▶ [Exercise]: Using the listing below, give again exactly the lines from the line with "Write the Chart.js code for this chart." to the line with "const scenarioX = [1, 2];", inclusive, without the pictures.

#### Entries

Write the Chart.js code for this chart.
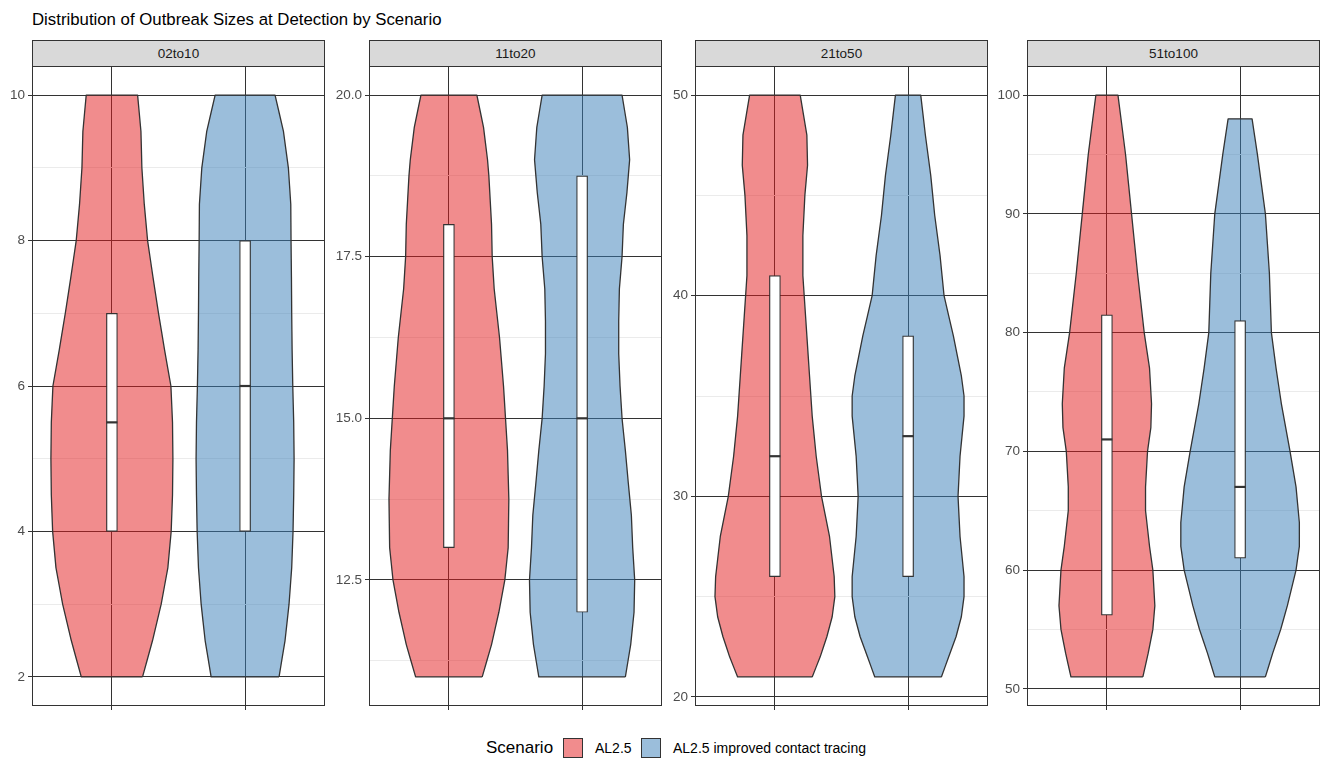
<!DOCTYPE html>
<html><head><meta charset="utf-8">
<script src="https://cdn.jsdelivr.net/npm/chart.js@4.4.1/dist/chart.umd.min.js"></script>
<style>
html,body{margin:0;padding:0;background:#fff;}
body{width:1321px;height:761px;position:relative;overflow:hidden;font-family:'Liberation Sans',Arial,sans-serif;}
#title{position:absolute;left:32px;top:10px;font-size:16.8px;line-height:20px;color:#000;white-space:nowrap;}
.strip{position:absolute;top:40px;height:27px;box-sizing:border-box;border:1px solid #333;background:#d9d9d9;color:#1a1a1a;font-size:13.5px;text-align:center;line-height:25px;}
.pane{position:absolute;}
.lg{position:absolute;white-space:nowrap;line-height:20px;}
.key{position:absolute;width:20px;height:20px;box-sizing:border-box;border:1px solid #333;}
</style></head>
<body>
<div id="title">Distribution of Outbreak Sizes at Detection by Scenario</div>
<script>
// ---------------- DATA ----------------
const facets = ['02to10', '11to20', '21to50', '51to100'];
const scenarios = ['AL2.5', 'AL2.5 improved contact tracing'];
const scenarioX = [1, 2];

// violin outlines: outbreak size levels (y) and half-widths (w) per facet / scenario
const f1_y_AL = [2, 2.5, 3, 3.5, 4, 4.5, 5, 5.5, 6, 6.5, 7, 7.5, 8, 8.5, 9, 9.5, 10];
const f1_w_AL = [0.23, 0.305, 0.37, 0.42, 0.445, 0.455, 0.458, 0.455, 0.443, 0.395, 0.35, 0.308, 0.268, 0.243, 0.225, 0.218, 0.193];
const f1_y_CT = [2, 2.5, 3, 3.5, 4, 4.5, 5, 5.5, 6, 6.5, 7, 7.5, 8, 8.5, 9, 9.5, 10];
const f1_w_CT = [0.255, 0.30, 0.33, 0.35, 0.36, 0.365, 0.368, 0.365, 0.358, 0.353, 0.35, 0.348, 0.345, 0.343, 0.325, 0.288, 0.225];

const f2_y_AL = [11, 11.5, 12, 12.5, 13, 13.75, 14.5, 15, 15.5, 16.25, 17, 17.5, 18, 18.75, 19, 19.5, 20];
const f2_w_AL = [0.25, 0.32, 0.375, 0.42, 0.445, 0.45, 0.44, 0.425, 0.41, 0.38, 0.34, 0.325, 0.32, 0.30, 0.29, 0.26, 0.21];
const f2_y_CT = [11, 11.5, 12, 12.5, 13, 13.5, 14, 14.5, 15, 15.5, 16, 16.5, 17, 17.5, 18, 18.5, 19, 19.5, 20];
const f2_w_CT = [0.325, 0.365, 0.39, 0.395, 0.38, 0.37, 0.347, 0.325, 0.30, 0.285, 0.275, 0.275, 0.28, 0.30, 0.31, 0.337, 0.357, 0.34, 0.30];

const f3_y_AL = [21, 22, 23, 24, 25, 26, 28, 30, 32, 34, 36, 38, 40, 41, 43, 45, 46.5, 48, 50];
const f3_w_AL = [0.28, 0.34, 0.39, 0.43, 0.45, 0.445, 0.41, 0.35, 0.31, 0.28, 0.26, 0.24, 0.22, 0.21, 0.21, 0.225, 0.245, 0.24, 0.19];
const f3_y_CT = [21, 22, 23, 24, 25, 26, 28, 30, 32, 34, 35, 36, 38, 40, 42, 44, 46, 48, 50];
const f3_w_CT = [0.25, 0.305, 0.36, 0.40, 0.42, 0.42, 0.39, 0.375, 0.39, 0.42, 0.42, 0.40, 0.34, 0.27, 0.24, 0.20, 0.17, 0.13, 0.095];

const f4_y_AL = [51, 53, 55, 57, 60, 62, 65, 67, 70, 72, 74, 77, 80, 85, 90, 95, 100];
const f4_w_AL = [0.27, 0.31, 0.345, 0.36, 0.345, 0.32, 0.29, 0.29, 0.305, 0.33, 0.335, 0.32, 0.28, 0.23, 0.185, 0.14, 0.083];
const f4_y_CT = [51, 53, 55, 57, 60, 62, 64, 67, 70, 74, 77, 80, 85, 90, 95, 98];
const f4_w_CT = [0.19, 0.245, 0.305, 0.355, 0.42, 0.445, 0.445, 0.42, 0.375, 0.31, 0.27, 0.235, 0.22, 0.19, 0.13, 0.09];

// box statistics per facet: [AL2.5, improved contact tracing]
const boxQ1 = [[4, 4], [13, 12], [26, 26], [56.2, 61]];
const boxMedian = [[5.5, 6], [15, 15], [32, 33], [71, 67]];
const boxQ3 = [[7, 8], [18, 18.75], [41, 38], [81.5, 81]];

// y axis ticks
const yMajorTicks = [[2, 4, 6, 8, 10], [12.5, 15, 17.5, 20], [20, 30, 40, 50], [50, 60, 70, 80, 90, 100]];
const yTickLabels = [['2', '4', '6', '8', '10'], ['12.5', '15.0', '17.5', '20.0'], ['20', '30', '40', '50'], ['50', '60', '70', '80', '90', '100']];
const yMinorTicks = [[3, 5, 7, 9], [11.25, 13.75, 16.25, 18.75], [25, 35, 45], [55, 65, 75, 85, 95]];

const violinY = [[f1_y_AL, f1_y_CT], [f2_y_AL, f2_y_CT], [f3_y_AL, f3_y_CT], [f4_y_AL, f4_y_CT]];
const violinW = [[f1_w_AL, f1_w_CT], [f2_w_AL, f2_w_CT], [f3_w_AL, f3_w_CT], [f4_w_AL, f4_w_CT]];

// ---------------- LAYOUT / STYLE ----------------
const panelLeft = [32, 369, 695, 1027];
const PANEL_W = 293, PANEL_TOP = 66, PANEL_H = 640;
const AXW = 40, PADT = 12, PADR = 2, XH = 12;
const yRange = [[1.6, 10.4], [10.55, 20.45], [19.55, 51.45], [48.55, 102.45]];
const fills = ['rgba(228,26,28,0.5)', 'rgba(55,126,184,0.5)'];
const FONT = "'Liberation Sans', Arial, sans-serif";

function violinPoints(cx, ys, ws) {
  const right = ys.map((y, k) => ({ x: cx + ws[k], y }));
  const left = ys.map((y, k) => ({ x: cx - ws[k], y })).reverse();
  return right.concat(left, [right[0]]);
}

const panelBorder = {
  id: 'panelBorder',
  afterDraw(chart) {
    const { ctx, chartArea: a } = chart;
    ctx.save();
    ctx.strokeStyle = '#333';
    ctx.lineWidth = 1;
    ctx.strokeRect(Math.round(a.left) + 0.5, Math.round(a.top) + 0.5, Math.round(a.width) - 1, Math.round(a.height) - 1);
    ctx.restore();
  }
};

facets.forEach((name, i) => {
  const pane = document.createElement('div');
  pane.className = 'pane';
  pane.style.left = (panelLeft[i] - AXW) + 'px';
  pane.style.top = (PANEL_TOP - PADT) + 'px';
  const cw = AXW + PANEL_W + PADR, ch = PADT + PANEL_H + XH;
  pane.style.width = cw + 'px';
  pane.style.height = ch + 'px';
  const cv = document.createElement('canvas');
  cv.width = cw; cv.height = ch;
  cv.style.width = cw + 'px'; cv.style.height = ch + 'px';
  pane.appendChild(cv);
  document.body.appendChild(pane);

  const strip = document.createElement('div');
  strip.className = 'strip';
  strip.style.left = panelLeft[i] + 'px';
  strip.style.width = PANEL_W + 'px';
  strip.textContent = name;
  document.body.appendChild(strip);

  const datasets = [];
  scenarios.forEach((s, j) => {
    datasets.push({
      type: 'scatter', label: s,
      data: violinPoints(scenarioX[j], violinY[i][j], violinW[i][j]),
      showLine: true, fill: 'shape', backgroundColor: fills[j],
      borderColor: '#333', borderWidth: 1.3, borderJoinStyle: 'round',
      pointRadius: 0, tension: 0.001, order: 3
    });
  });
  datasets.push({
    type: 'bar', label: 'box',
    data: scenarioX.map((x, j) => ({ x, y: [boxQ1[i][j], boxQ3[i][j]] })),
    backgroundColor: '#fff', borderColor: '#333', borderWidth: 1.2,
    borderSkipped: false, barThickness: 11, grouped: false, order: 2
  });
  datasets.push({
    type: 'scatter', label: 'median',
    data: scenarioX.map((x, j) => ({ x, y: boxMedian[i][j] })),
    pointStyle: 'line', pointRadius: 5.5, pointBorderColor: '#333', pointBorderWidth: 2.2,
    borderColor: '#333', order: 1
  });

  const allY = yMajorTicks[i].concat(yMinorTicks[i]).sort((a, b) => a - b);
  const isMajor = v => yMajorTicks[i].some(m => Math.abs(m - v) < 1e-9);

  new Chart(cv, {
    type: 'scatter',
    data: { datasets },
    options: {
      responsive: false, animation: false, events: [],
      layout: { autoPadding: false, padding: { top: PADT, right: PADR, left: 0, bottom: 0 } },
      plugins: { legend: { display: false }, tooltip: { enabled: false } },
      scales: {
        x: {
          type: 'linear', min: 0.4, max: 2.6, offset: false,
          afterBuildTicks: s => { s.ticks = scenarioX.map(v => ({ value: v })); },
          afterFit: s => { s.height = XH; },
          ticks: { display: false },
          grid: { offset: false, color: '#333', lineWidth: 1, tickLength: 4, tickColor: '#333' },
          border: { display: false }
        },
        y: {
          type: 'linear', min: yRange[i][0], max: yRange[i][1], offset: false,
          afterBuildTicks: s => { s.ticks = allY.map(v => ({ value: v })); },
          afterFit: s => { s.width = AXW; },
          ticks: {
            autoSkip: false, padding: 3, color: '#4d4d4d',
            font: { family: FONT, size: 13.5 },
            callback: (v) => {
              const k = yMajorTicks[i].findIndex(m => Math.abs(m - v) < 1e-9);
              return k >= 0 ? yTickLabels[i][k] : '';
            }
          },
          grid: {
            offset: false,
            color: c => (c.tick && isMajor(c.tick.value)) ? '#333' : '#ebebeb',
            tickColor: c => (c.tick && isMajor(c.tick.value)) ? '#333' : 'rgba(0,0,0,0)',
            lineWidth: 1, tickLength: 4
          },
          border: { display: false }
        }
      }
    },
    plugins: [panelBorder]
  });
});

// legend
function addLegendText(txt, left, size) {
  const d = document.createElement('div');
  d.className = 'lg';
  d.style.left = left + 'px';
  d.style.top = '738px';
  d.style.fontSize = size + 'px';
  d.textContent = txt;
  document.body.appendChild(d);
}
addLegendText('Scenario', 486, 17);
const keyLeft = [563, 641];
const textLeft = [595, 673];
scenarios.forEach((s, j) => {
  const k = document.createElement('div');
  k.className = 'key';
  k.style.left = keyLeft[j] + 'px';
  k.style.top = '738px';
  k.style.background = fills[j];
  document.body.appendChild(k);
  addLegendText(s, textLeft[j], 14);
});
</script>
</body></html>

########
#### Entries

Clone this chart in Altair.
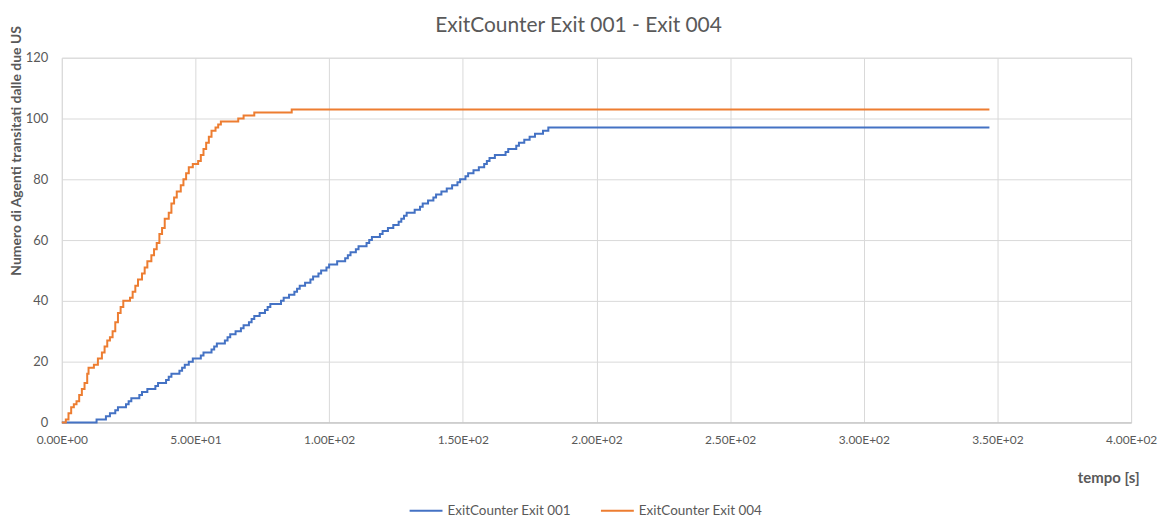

########

▶ [Output]:
Write the Chart.js code for this chart.
<!DOCTYPE html>
<html><head><meta charset="utf-8">
<script src="https://cdn.jsdelivr.net/npm/chart.js@4.4.1/dist/chart.umd.min.js"></script>
<style>
html,body{margin:0;padding:0;background:#fff;}
body{width:1321px;height:761px;position:relative;overflow:hidden;font-family:'Liberation Sans',Arial,sans-serif;}
#title{position:absolute;left:32px;top:10px;font-size:16.8px;line-height:20px;color:#000;white-space:nowrap;}
.strip{position:absolute;top:40px;height:27px;box-sizing:border-box;border:1px solid #333;background:#d9d9d9;color:#1a1a1a;font-size:13.5px;text-align:center;line-height:25px;}
.pane{position:absolute;}
.lg{position:absolute;white-space:nowrap;line-height:20px;}
.key{position:absolute;width:20px;height:20px;box-sizing:border-box;border:1px solid #333;}
</style></head>
<body>
<div id="title">Distribution of Outbreak Sizes at Detection by Scenario</div>
<script>
// ---------------- DATA ----------------
const facets = ['02to10', '11to20', '21to50', '51to100'];
const scenarios = ['AL2.5', 'AL2.5 improved contact tracing'];
const scenarioX = [1, 2];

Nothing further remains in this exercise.